## What to produce
Find the string "matplotlib" in the listing and report every line that has it.

## Data section
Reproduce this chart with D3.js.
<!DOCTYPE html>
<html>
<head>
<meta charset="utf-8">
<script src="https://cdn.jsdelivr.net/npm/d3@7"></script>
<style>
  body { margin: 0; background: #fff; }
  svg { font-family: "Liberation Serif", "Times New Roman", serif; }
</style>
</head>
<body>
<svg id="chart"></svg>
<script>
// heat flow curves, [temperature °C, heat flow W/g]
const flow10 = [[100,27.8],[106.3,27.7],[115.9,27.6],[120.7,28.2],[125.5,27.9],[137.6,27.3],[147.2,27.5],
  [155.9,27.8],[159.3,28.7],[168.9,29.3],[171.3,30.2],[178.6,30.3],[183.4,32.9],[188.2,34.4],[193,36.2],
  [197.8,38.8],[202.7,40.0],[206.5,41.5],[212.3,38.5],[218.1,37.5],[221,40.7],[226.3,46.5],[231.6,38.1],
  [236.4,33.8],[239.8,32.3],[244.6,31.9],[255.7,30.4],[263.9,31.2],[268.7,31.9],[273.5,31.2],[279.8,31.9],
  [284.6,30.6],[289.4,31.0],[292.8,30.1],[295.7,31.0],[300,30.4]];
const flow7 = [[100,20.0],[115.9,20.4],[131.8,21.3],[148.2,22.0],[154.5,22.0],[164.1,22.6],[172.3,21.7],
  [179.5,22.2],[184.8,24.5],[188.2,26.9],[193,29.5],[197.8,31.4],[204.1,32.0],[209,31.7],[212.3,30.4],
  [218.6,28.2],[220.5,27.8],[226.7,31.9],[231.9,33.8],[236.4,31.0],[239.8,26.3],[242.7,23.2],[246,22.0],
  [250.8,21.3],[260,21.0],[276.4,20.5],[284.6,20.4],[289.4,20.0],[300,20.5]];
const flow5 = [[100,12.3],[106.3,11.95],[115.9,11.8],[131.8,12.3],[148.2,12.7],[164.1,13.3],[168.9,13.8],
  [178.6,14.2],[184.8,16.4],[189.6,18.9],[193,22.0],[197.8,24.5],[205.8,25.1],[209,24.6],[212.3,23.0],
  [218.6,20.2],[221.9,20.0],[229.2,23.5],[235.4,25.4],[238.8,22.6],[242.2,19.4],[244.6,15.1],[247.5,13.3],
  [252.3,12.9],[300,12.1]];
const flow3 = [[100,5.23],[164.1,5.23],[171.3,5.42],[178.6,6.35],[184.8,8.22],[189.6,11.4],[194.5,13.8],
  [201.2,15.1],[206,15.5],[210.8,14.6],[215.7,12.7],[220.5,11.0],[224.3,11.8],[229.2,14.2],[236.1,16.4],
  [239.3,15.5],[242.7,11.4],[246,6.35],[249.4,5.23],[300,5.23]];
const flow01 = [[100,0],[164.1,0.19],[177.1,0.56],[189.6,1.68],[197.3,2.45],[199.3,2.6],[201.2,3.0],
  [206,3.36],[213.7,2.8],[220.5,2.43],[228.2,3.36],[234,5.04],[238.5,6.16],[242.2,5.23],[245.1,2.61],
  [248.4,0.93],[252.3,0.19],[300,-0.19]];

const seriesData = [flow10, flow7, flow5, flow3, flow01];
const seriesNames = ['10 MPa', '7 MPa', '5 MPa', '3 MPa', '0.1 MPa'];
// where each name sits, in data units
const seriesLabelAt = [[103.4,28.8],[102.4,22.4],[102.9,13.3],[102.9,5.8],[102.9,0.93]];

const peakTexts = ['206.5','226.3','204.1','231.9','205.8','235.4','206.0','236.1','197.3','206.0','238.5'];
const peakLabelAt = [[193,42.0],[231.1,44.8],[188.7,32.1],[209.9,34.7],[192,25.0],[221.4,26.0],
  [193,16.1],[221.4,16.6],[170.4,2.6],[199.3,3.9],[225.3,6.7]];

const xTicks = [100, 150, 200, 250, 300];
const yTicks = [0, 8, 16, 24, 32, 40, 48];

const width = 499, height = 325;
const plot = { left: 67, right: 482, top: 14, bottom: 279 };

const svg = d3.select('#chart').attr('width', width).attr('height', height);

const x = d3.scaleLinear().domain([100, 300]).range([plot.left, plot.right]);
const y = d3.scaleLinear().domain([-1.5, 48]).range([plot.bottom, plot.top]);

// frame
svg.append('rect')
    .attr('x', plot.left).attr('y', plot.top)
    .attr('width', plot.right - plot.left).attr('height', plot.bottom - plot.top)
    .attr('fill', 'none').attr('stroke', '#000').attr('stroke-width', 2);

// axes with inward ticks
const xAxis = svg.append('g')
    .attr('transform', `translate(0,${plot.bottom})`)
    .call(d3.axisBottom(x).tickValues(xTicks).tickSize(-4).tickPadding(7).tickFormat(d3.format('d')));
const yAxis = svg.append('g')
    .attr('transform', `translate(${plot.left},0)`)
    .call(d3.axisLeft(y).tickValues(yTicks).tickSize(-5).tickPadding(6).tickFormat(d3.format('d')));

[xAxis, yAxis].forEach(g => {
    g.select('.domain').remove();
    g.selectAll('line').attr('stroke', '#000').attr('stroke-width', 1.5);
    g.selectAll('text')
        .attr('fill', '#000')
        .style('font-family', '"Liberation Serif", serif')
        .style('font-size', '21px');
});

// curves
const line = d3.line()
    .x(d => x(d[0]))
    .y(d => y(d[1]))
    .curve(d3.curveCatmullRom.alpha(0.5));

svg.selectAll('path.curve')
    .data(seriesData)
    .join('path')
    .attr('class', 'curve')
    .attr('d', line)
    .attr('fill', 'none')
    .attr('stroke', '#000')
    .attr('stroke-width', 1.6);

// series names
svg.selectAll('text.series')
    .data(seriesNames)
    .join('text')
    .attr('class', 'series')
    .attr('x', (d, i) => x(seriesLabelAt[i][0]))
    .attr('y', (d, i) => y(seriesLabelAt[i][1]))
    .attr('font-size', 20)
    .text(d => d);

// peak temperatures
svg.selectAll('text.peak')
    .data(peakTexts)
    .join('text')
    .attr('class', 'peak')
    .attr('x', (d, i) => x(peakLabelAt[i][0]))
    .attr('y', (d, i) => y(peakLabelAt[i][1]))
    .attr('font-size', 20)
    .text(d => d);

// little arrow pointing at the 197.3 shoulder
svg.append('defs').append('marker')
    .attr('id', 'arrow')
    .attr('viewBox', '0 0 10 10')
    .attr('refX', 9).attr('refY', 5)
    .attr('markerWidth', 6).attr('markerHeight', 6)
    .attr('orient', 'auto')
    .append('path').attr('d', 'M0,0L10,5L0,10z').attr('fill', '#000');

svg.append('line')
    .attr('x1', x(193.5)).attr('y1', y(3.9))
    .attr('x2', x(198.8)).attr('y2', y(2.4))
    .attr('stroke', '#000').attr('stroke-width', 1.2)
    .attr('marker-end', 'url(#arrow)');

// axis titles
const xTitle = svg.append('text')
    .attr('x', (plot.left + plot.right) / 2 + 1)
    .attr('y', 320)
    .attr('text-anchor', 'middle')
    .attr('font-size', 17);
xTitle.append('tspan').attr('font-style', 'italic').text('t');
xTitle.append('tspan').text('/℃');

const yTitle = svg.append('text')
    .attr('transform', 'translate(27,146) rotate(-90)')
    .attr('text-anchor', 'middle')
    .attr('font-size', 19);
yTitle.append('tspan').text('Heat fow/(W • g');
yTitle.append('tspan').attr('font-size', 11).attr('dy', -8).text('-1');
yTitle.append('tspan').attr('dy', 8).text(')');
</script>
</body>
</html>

* * *

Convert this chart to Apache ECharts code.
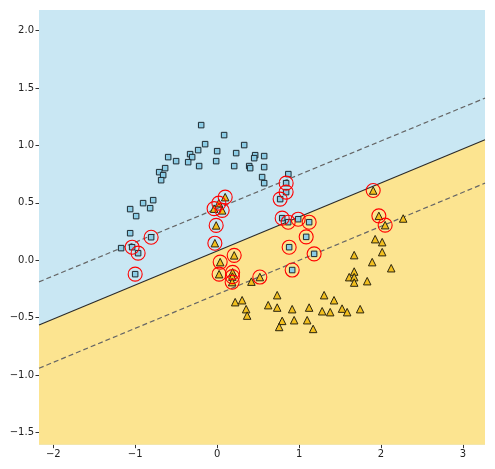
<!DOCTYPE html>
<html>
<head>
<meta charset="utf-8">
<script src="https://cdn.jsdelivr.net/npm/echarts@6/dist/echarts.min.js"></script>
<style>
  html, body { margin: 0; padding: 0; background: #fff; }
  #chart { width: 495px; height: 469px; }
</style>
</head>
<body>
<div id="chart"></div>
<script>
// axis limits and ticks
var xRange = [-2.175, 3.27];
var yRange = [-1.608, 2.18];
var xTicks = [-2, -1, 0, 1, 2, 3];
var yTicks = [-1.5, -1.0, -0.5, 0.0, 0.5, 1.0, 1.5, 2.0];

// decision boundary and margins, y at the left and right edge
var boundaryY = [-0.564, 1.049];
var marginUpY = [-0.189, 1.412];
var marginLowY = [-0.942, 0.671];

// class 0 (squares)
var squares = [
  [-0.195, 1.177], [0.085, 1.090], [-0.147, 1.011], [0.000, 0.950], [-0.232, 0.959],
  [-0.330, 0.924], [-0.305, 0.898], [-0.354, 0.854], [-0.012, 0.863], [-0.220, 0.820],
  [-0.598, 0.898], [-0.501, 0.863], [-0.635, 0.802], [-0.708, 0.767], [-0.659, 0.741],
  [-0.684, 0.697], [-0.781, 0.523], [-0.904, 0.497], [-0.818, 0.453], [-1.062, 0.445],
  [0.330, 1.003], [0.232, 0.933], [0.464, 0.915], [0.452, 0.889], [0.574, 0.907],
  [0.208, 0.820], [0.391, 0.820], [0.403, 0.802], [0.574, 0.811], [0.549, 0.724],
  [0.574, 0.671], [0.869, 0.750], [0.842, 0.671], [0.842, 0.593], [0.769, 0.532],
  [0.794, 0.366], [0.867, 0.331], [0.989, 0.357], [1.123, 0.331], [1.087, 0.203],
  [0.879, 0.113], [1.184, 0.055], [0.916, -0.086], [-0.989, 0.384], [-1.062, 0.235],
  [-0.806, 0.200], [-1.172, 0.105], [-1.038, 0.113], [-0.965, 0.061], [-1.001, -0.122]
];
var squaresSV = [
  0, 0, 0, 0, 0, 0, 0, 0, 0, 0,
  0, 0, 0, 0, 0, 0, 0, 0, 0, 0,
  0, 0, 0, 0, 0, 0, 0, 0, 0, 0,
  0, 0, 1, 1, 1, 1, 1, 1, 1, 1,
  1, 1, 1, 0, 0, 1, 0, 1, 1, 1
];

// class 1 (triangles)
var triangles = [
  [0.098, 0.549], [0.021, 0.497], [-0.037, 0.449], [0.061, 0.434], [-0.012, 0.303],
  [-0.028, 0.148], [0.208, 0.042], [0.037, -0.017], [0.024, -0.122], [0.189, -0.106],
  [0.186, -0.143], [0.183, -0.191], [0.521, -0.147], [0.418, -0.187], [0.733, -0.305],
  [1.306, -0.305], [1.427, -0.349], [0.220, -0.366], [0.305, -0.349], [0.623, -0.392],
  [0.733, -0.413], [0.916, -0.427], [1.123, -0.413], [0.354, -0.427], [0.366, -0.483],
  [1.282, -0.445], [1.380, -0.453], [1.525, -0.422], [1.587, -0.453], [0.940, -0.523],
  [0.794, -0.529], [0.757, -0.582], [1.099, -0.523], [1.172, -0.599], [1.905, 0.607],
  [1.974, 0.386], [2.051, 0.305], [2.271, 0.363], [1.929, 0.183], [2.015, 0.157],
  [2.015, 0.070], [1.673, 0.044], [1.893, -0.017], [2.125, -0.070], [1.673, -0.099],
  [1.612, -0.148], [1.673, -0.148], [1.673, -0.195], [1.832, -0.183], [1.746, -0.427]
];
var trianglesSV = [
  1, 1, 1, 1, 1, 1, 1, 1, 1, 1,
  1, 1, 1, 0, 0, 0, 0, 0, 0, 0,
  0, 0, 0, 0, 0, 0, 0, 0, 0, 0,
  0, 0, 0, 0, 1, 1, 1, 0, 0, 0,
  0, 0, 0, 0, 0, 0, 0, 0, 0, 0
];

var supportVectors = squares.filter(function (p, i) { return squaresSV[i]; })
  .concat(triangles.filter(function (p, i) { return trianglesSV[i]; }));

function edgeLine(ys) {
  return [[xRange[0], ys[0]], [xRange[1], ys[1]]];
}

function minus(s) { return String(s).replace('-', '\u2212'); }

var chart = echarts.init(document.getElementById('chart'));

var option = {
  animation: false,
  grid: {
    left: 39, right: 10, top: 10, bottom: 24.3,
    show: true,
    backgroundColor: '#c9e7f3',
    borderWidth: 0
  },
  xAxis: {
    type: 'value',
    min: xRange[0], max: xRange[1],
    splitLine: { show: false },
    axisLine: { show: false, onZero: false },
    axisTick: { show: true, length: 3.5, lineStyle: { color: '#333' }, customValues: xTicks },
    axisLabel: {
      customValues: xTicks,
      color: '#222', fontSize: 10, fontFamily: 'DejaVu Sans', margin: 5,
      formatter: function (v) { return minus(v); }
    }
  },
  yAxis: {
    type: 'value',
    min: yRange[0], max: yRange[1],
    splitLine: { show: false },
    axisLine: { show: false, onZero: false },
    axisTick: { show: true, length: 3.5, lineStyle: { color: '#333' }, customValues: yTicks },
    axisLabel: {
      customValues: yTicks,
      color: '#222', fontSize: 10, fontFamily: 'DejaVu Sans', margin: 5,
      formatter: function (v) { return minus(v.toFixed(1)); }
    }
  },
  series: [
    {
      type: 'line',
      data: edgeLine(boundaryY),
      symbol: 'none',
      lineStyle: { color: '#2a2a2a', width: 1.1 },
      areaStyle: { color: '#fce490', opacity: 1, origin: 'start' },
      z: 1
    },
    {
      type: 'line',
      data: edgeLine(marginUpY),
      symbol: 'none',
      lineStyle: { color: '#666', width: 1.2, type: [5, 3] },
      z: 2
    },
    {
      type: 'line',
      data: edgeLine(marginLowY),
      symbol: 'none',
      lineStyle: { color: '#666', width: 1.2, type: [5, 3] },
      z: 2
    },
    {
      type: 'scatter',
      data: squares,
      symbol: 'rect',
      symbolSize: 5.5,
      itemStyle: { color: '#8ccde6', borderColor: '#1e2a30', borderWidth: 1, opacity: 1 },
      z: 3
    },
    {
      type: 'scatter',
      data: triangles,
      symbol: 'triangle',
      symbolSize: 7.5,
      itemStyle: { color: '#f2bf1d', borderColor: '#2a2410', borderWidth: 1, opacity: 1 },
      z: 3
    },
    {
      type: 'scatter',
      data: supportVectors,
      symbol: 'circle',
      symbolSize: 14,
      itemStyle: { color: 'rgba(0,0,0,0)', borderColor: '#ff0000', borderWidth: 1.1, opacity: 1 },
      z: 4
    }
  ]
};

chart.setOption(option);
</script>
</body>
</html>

--

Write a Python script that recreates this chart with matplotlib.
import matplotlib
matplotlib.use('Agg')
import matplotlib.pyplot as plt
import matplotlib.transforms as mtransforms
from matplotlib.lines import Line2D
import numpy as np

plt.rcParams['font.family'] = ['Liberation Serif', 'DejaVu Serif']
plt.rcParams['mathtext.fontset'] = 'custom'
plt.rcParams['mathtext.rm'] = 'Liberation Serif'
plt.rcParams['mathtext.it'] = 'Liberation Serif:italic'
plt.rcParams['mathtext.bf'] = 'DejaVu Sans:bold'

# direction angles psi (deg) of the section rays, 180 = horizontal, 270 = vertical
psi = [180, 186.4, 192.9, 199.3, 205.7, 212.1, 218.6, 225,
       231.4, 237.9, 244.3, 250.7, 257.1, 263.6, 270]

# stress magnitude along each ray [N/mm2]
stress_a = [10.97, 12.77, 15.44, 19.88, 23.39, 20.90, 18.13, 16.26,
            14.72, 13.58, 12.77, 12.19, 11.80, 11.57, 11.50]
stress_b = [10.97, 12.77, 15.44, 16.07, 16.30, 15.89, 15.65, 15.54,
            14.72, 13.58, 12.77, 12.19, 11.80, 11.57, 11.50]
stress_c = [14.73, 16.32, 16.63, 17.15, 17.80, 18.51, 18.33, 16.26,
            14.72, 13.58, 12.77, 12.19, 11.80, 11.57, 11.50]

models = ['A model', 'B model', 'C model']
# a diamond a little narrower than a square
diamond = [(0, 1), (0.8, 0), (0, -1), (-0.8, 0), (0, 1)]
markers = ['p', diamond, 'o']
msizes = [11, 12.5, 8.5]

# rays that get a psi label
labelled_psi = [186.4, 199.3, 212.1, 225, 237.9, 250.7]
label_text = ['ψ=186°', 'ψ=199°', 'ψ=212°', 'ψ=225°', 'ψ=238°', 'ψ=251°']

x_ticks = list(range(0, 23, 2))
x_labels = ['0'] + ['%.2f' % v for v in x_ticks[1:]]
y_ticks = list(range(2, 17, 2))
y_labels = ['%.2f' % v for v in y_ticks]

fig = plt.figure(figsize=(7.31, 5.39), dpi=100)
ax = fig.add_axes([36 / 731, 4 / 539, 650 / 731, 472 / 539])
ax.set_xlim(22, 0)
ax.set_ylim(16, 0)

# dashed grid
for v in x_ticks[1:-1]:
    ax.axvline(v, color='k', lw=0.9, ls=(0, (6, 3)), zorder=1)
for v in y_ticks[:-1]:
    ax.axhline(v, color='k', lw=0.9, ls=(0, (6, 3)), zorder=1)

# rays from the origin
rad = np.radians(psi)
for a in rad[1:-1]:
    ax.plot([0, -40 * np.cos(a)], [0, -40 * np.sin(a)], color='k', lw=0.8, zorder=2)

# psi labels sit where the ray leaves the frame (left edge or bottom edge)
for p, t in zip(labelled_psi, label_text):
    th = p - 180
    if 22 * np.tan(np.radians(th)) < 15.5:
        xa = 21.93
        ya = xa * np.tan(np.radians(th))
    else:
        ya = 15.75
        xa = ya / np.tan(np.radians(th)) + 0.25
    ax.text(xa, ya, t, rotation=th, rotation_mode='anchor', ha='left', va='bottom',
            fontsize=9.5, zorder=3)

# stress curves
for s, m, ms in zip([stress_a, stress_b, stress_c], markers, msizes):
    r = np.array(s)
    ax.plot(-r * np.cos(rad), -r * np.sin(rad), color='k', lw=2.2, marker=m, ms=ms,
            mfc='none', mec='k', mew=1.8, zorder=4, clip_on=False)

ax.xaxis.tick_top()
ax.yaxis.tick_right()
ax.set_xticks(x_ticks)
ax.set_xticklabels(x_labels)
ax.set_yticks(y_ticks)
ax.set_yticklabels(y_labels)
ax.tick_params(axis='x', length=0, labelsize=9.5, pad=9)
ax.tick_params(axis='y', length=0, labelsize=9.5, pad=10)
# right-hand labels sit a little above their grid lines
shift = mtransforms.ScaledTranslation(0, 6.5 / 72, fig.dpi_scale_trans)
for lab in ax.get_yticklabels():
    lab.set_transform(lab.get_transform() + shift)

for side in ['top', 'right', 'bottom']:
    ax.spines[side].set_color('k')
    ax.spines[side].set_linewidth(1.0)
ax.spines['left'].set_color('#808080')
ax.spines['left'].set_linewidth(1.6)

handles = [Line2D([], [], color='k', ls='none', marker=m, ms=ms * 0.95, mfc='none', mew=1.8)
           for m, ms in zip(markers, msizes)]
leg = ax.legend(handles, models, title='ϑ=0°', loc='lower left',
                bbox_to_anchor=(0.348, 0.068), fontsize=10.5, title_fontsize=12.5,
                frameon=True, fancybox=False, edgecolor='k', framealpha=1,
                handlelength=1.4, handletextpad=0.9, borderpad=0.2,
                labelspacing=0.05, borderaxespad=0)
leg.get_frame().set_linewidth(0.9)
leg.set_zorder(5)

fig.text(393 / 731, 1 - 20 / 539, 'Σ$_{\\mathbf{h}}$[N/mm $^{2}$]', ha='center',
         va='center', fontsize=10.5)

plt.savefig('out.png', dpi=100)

## Solution to the exercise
Write a Python script that recreates this chart with matplotlib.
import matplotlib
matplotlib.use('Agg')
import matplotlib.pyplot as plt
import matplotlib.transforms as mtransforms
from matplotlib.lines import Line2D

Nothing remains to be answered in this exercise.